WHAT THIS TASK INVOLVES:
Only a number is wanted here: the number of lines of the data that include "seaborn".

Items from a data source

^^^^^^^^^^^^^^^^

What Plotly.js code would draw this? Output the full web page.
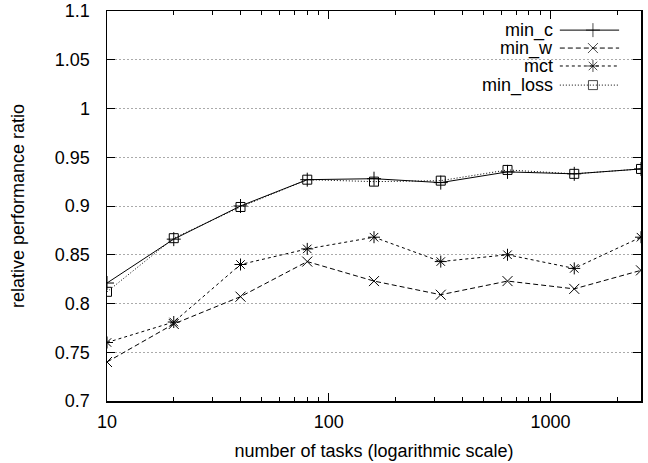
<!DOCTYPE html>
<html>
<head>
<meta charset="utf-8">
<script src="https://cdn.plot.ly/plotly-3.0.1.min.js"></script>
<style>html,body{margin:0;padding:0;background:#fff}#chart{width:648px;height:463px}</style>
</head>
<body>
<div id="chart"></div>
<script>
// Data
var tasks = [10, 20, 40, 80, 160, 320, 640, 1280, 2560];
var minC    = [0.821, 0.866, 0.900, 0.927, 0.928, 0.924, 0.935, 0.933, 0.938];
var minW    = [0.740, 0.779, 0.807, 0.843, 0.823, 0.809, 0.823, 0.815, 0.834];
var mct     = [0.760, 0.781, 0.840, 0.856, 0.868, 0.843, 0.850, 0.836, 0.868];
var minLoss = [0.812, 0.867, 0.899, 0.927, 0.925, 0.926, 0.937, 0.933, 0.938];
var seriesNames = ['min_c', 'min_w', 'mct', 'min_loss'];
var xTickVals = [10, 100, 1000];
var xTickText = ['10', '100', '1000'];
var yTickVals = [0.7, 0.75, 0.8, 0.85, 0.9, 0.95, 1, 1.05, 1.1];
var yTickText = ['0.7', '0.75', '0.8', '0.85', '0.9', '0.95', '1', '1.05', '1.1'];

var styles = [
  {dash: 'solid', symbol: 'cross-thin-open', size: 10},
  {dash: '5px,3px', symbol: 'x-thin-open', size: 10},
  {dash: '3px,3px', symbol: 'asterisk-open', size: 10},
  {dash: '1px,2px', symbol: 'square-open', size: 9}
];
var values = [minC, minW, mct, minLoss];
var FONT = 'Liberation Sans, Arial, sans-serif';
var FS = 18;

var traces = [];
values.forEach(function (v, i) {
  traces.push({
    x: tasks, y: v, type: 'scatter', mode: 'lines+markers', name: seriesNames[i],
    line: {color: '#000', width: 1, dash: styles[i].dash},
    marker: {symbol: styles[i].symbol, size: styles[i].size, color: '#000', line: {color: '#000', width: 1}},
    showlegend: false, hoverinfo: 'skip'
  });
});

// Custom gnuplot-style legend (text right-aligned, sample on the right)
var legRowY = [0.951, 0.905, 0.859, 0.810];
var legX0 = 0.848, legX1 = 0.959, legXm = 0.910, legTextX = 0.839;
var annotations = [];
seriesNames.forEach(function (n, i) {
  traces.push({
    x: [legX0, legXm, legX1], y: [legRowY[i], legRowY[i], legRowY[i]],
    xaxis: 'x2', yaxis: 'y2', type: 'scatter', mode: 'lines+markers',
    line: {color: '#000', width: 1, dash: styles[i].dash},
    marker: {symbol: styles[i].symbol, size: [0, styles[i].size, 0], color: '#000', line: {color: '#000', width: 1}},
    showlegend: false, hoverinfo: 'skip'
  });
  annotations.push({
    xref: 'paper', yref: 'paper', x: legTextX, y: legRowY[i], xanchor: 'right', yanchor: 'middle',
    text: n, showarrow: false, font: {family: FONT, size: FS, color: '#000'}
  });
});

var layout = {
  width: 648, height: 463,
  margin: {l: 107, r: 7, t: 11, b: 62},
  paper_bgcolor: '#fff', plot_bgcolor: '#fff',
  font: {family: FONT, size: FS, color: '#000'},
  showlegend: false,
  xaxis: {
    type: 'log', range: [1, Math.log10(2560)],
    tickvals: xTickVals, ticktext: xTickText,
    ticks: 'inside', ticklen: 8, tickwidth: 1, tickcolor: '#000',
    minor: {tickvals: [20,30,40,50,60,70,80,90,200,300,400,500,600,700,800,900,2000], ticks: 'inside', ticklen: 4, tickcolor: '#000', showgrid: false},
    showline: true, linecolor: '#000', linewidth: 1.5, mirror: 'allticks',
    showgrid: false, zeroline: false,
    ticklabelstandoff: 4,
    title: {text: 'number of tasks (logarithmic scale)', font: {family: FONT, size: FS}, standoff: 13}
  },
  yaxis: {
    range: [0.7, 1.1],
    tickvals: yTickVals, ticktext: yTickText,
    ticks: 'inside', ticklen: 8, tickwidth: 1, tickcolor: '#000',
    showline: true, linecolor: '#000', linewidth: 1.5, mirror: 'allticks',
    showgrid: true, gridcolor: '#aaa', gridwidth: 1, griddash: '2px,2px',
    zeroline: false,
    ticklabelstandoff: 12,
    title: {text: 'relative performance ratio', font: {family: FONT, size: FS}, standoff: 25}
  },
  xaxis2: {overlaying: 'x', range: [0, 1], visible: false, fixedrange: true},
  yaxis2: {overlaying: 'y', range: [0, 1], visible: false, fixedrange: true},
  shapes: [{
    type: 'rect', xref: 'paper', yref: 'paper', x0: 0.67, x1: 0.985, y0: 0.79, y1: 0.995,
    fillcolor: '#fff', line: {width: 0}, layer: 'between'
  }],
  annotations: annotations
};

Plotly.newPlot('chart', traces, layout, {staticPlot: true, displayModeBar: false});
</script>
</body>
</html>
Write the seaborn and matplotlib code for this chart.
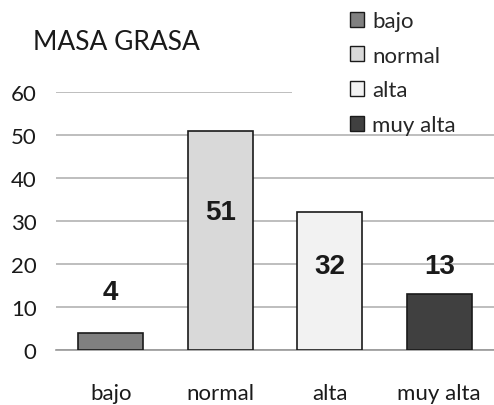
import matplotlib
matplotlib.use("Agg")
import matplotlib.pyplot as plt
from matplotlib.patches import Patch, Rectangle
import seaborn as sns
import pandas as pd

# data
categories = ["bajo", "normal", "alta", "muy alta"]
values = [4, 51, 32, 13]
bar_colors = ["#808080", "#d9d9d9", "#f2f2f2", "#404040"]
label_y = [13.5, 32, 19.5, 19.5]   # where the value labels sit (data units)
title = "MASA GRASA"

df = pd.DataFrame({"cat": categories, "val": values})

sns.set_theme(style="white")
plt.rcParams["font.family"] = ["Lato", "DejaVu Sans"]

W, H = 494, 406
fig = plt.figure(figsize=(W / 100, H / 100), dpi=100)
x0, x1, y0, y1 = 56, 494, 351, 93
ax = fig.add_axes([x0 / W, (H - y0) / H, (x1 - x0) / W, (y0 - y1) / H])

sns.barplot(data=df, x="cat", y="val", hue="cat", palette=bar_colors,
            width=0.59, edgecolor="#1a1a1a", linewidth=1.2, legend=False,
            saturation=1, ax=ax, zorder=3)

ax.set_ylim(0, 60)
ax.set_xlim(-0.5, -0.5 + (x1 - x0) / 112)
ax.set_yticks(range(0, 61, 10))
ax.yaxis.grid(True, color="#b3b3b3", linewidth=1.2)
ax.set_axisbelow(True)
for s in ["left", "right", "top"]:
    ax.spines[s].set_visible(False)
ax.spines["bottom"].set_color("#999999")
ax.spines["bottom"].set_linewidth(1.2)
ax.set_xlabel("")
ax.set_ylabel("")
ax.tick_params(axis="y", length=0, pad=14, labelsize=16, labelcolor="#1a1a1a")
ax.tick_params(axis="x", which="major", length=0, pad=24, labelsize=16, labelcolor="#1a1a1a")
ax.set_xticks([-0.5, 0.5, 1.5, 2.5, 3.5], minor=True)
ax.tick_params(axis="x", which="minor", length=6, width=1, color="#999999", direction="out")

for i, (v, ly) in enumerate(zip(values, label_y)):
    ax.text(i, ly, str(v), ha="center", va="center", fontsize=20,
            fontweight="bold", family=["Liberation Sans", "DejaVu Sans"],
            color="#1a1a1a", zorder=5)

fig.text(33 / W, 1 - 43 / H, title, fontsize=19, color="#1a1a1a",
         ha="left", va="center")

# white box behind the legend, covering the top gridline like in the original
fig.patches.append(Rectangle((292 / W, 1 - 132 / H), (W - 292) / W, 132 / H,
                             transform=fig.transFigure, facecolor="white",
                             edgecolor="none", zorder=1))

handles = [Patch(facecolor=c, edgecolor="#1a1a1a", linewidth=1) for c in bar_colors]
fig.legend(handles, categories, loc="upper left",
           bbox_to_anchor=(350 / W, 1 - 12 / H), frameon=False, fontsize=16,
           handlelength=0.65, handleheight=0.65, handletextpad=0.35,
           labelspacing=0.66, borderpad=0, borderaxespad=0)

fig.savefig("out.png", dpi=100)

^^^^^^^^^^^^^^^^

EXERCISE SOLUTION:
2